A month ago, the Times wrote a piece about the end of McCarren Park Pool as a venue and the fact that the writer could not avoid pointing out the little quirks about these strange people is hilarious. It is one of the best pieces on hipsters I have ever read. In a follow-up, the Times wrote yesterday on the Sonic Youth finale, and they hilariously wrote that a hipster asked to be off the record on how they are deliberate about their look (that's a no-no to admit) but the writer also erroneously described Craig Finn as a hipster (he's not, he's a regular guy with glasses who's too literary and too normal to be a full-on hipster)! So there are a couple of examples of the so-strange-one-can't-be-objective-about-it hipsterverse.

There are those out there who will defend the hipsters as those who keep the Indie and cutting edge music and art scenes alive with their money and their scenester-ism. This is a valid point. And for a long time I would even go so far as to champion the hipsters over the boring yuppies who gentrify everything to the point of excess, leaving New York too expensive for the rest of us. But the yuppies can communicate.

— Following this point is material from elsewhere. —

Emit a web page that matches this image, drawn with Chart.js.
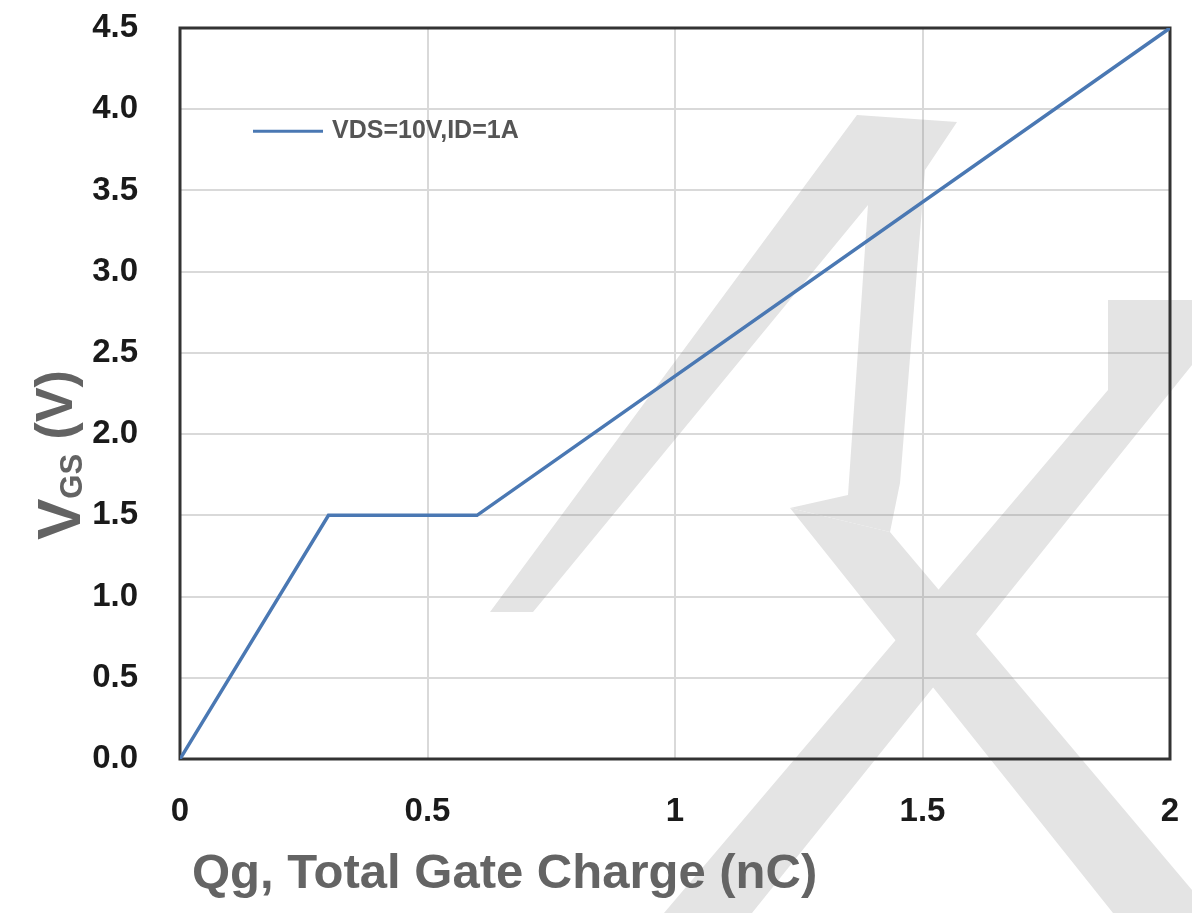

The yuppies can have conversations. The yuppies don't like to hoard their culture, they like to sprinkle it around (though they do like to hoard the money, which can be a problem if you're into the whole progressive communal thing). And the yuppies can provide the very funds that the hipsters do. In fact, as the yuppies move into the hipster neighborhoods, they've come to adopt a lot of the hipster look - creating some disturbing test-tube-like hybrids known as the "Yipster".

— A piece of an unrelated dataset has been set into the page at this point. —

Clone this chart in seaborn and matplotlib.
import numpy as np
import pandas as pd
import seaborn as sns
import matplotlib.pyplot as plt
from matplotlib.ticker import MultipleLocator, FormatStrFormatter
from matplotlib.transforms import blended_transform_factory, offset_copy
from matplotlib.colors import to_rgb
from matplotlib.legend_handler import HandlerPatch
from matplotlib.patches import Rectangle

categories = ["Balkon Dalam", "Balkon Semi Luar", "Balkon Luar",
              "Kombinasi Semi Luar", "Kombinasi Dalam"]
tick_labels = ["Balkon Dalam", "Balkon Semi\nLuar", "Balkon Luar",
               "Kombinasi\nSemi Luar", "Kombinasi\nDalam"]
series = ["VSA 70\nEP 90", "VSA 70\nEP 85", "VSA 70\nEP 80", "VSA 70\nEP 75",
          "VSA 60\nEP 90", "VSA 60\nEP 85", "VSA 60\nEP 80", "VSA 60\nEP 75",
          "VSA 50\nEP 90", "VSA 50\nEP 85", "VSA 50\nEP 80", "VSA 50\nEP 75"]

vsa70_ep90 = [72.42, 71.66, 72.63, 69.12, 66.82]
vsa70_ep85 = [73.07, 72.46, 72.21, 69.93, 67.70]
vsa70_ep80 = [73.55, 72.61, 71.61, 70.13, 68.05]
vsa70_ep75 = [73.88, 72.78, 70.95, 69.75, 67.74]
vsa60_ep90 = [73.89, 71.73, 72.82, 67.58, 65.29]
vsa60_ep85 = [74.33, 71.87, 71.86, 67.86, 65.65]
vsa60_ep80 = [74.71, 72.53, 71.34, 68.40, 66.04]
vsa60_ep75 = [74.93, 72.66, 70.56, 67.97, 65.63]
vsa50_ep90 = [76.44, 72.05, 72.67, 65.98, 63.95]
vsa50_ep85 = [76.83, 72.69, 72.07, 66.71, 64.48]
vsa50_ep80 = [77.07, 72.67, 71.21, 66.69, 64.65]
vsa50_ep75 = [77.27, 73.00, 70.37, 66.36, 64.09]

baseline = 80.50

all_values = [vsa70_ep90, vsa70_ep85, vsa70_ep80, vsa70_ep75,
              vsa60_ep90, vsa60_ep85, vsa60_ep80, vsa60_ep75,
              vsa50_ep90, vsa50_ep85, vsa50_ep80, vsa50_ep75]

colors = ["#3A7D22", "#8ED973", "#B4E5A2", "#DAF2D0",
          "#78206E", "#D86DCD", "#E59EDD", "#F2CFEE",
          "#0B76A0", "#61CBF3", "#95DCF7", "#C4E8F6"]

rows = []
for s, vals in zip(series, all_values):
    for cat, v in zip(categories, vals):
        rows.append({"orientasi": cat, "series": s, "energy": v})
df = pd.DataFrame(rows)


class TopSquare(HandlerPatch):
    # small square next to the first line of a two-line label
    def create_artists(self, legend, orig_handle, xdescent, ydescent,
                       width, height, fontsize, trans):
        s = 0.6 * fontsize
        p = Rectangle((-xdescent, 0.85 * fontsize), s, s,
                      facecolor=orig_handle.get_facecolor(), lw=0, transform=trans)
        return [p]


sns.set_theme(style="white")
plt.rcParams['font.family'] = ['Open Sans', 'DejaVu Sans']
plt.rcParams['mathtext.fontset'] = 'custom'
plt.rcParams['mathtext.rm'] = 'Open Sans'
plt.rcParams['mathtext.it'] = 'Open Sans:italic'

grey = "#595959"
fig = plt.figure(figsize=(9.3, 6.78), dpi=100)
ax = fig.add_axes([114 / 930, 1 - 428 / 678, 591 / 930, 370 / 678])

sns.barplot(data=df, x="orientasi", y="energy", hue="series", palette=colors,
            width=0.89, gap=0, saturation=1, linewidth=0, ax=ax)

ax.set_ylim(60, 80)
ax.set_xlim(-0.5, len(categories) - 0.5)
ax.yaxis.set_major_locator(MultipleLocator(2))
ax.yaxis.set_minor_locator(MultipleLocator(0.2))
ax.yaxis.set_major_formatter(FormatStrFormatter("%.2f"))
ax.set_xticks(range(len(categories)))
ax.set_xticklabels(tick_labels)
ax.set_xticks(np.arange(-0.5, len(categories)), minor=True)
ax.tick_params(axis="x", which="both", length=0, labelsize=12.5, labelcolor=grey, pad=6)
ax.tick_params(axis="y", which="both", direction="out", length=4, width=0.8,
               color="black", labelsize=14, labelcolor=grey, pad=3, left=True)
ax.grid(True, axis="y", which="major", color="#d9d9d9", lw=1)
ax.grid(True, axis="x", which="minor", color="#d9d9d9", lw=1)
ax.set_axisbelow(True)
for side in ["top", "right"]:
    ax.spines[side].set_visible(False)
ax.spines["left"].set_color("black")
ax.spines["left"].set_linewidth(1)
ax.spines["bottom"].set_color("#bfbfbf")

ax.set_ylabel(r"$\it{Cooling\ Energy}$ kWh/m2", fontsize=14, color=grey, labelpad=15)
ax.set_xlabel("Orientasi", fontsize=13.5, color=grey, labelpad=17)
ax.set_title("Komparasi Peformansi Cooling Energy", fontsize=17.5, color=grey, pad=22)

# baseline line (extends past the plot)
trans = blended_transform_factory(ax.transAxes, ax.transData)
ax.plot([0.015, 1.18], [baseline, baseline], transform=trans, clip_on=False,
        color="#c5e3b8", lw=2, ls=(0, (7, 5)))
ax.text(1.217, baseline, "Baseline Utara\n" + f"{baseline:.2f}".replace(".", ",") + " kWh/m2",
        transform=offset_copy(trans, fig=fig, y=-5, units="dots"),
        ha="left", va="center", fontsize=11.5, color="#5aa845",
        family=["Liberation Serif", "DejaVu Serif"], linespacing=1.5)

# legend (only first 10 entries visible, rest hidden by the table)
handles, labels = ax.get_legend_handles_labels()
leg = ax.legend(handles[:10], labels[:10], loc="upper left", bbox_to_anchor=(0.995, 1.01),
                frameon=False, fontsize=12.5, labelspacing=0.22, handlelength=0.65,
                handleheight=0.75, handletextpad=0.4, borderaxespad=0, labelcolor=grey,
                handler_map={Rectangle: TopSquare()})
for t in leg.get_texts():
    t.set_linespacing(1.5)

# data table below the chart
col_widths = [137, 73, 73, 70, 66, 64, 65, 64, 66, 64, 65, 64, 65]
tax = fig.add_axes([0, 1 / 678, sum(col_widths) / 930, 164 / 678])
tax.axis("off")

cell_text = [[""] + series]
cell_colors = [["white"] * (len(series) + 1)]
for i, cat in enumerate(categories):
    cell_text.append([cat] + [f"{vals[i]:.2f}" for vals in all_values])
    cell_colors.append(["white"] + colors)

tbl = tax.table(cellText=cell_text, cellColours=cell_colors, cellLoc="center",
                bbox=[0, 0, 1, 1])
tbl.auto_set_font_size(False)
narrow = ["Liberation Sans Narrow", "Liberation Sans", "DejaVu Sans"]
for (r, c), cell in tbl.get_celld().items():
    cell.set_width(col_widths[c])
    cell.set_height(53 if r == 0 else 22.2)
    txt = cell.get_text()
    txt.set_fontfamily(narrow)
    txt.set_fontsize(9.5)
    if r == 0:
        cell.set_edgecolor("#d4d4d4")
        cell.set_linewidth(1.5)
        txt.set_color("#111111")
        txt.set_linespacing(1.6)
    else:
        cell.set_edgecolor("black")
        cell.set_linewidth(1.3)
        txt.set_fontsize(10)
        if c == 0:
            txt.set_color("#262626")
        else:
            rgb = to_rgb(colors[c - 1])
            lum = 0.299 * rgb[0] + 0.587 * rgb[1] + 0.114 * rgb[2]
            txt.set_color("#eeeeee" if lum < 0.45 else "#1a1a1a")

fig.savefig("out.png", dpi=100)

I am working on a theory to delineate people like me from the hipsters. The working label is "vintage-head". I appreciate the elements behind some of the hipster look. Turning-back-the-fashion-clock is truly the way to go. But one can be a vintage-head without being an anti-social, cliquish, spoiled brat. It is simply an appreciation for the finer things in past lives, to make a new pastiche in the modern world.

At one McCarren show I attended this summer, I met who I thought was the First Nice Hipster. In fact, she turned out to be a yipster (I figured it out because she looked the part of the hipster but had only heard of bands like the Black Lips and the Hold Steady; if she was a true hipster she'd have been well-versed in such matters, and she wouldn't have been talking to random, friendly people in the first place). And because this girl was so nice, and friendly, and social, she smashed the stereotype of the arrogant yuppie for me. And frankly, I've been meeting some very nice yuppies this summer and over the year past. And I get along with them a lot better than I do with the hipsters. So in conclusion, the Love of the Hipsters is Dead. Long Live the Vintage-Heads and Their Friends in the Yuppie/Yipster Community. May we live together in harmony and may we even intermingle and have Vintage-Yuppie/Yipster babies. And may we take back the hot-nerd look. And above all, may we be able to carry on a nice conversation. Take that you lousy hipsters! Now get me my mocha latte! And do it on the quick before I blow my lid and throw my fedora at you, see?!

(Please note the possibility that the "vintage-head" theory may a distraction from the realization that this writer may just be a plain ol' yuppie who likes fedoras and bad 1940's movie talk, and has been rejected and dejected by hipsters, and doesn't want to own up to it. If this turns out to be the case, and the writer is called on it, please see the upcoming essay "Why All Yuppies, Hipsters, Yipsters, and Vintage-Heads Can Rally Together Against the Hated Hippies".)